START DATA EXTRACT

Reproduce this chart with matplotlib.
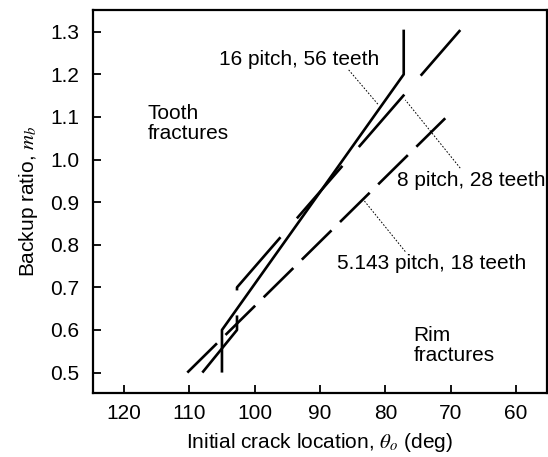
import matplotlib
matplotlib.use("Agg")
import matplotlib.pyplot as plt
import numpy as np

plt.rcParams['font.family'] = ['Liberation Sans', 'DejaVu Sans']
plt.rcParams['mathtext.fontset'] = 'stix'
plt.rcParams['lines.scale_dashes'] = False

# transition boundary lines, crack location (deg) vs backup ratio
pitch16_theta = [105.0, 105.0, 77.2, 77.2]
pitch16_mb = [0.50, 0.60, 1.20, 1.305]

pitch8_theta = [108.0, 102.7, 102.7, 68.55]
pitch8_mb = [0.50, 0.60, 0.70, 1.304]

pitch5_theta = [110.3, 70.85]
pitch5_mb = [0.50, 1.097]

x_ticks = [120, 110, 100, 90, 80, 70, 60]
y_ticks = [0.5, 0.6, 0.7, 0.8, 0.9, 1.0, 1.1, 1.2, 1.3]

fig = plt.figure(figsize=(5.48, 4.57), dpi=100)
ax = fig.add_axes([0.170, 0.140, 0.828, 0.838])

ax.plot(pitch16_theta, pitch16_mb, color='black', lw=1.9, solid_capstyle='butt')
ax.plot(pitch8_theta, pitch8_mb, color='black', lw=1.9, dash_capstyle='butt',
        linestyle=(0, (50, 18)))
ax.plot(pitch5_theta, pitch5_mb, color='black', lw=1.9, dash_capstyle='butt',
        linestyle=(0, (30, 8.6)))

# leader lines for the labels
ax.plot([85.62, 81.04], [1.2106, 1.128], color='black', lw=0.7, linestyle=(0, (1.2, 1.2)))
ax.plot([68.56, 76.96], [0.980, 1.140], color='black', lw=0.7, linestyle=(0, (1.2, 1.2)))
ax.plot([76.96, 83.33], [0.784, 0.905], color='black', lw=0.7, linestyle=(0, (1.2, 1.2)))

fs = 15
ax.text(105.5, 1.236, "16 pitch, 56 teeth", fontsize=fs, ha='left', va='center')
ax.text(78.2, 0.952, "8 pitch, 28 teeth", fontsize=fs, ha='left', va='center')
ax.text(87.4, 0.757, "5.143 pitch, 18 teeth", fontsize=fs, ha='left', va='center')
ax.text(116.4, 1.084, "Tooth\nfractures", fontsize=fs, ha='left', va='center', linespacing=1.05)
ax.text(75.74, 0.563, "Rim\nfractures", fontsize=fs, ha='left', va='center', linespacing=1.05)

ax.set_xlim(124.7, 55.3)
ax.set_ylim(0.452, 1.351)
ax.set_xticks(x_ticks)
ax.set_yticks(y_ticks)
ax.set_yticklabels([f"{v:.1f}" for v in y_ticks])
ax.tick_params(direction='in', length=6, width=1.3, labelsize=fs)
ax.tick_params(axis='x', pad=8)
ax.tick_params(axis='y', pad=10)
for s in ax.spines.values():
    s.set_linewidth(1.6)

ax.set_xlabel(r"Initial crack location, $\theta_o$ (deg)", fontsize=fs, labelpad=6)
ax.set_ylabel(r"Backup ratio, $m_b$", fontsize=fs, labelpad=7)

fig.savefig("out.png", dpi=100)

END DATA EXTRACT

## THE REQUEST
Exactly as written, please give again the lines from the beginning of the listing through the line containing "plt.rcParams['lines.scale_dashes'] = False", inclusive, without any pictures.

## FULL OUTPUT
Reproduce this chart with matplotlib.
import matplotlib
matplotlib.use("Agg")
import matplotlib.pyplot as plt
import numpy as np

plt.rcParams['font.family'] = ['Liberation Sans', 'DejaVu Sans']
plt.rcParams['mathtext.fontset'] = 'stix'
plt.rcParams['lines.scale_dashes'] = False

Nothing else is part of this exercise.